One can write short application/target system specific script to call make_debian_package.py to create debian package for the application on specific installation target. See Candy camera’s script to generate installation for 64 bit linux:

/coderoot/iocom/examples/candy/scripts/make_linux_amd64_package.py

Packages are installed in /opt/organization directory, where “organization” is name of organization, “iocafe” by default.

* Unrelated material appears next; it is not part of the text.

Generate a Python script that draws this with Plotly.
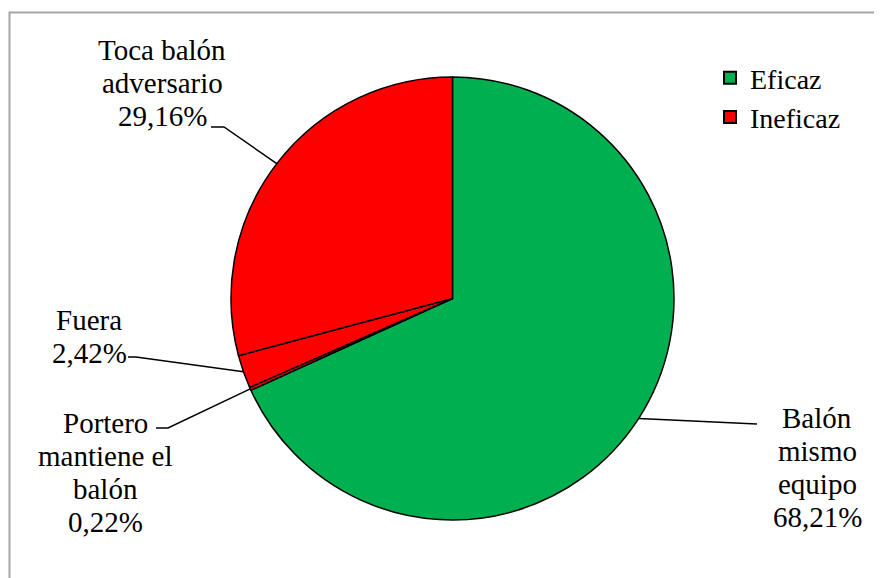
import math
import plotly.graph_objects as go

# ---- data ----
categories = ["Balón mismo equipo", "Portero mantiene el balón", "Fuera", "Toca balón adversario"]
values = [68.21, 0.22, 2.42, 29.16]
label_lines = [
    ["Balón", "mismo", "equipo", "68,21%"],
    ["Portero", "mantiene el", "balón", "0,22%"],
    ["Fuera", "2,42%"],
    ["Toca balón", "adversario", "29,16%"],
]
slice_colors = ["#00B050", "#FF0000", "#FF0000", "#FF0000"]
legend_names = ["Eficaz", "Ineficaz"]
legend_colors = ["#00B050", "#FF0000"]

# ---- layout constants (pixels, page coordinates) ----
W, H = 882, 578
OFF = 8  # page body margin
CX, CY, R = 452.5, 298.5, 221.5
FONT = "Liberation Serif"
FS = 29
LINE_H = 33

def px(x):
    return (x - OFF) / W

def py(y):
    return 1 - (y - OFF) / H

label_pos = [
    (817, 418),
    (105, 423),
    (89, 320),
    (162, 50),
]
leader_pts = [
    ((757, 424), (757, 424)),
    ((156, 428), (168, 428)),
    ((128, 357), (136, 357)),
    ((211, 127), (224, 127)),
]

fig = go.Figure()
fig.add_trace(go.Pie(
    labels=categories,
    values=values,
    sort=False,
    direction="clockwise",
    rotation=0,
    marker=dict(colors=slice_colors, line=dict(color="black", width=1.5)),
    textinfo="none",
    hoverinfo="label+percent",
    showlegend=False,
    domain=dict(x=[px(CX - R), px(CX + R)], y=[py(CY + R), py(CY - R)]),
))

for name, col in zip(legend_names, legend_colors):
    fig.add_trace(go.Scatter(
        x=[None], y=[None], mode="markers", name=name,
        marker=dict(symbol="square", size=16, color=col, line=dict(color="black", width=3.5)),
    ))

shapes = []
annotations = []
total = sum(values)
cum = 0.0
for i, v in enumerate(values):
    mid = (cum + v / 2) / total
    cum += v
    ang = 2 * math.pi * mid
    ex = CX + R * math.sin(ang)
    ey = CY - R * math.cos(ang)
    (tx, ty), (bx, by) = leader_pts[i]
    path = f"M {px(tx)},{py(ty)} L {px(bx)},{py(by)} L {px(ex)},{py(ey)}"
    shapes.append(dict(type="path", xref="paper", yref="paper", path=path,
                       line=dict(color="black", width=1.5)))
    lx, ly = label_pos[i]
    for k, t in enumerate(label_lines[i]):
        annotations.append(dict(
            x=px(lx), y=py(ly + k * LINE_H), xref="paper", yref="paper",
            text=t, showarrow=False, xanchor="center", yanchor="middle",
            font=dict(family=FONT, size=FS, color="black"),
        ))

# outer frame
shapes.append(dict(type="rect", xref="paper", yref="paper",
                   x0=px(9.5), x1=px(W + 20), y0=py(H + 20), y1=py(12.5),
                   line=dict(color="#A6A6A6", width=2), fillcolor="rgba(0,0,0,0)"))

fig.update_layout(
    width=W, height=H,
    margin=dict(l=0, r=0, t=0, b=0),
    paper_bgcolor="white", plot_bgcolor="white",
    xaxis=dict(visible=False), yaxis=dict(visible=False),
    shapes=shapes,
    annotations=annotations,
    showlegend=True,
    legend=dict(x=px(710), y=py(53), xanchor="left", yanchor="top",
                font=dict(family=FONT, size=28, color="black"),
                bgcolor="rgba(0,0,0,0)", tracegroupgap=0, itemsizing="constant"),
    font=dict(family=FONT),
)

fig.write_html("out.html")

The script doesn’t use “pack” directory under product to prepare debian package, but creates temporary directory under “/tmp” directory.

To do/consider

  • Now installation target is always /opt/organization. We really cannot follow common linux conventions to set installation target? We need to consider read only disk partitions (stable Raspberry setup), and how operating system, application code, settings and data are placed on disk separate disc partitions. /usr/local/bin is for normal user programs not managed by the distribution package manager, e.g. locally compiled packages. You should not install them into /usr/bin because future distribution upgrades may modify or delete them without warning.
  • Notes here for creating .deb packages are good enough to get started. We should set/check owner and permissions for files in .deb more precisely by debian guidelines. Also license information (copyright file) and change log need to be included in the debian packages.
  • Now this is plain installation. It is necessary to plan how the installed packages are started when the linux computer boots, or after software upgrade. To allow multiple applications to run in same linux computer, we might write common daemon which starts applications for specific device numbers. Notice that in theory it same application can be started multiple times with different serial numbers, or for example raspberry can act as both IO device and controller.
  • Currently examples contain fixed rpath values to find .so libraries. It is necessary to get rid of these dependencies.
  • We need to take GPG signing and verification as practice as soon as time allows. Installation packages may be emailed and copied, and malicious tampering is a possibility. https://blog.packagecloud.io/eng/2014/10/28/howto-gpg-sign-verify-deb-packages-apt-repositories/
  • now osal_create_process() in linux modifies real user and group to start dpkg with root permissions. Functions getuid(), getgid(), setuid(), setgid() are used for this. It would be nicer to elevate effective user with geteuid(), getegid(), seteuid(), and setegid() functions. These for some reason did not work.
  • List which packages from linux distribution are needed to make this work, at least binutils, lintian.
  • Cosmetic: If extra time, set up override disable lintian warning “dir-or-file-in-opt”. We need to install application binaries in directory which can be mapped to specific partition, so /usr/local/bin will not do.

Hints

  • If you get “no access rights”, “insufficient user privileges”, etc. message at device and while trying to update the program over IOCOM, then most likely “setuid bit” in binary file permissions is not set in currently installed binary. See “Set owner, groups and permissions” in this paper.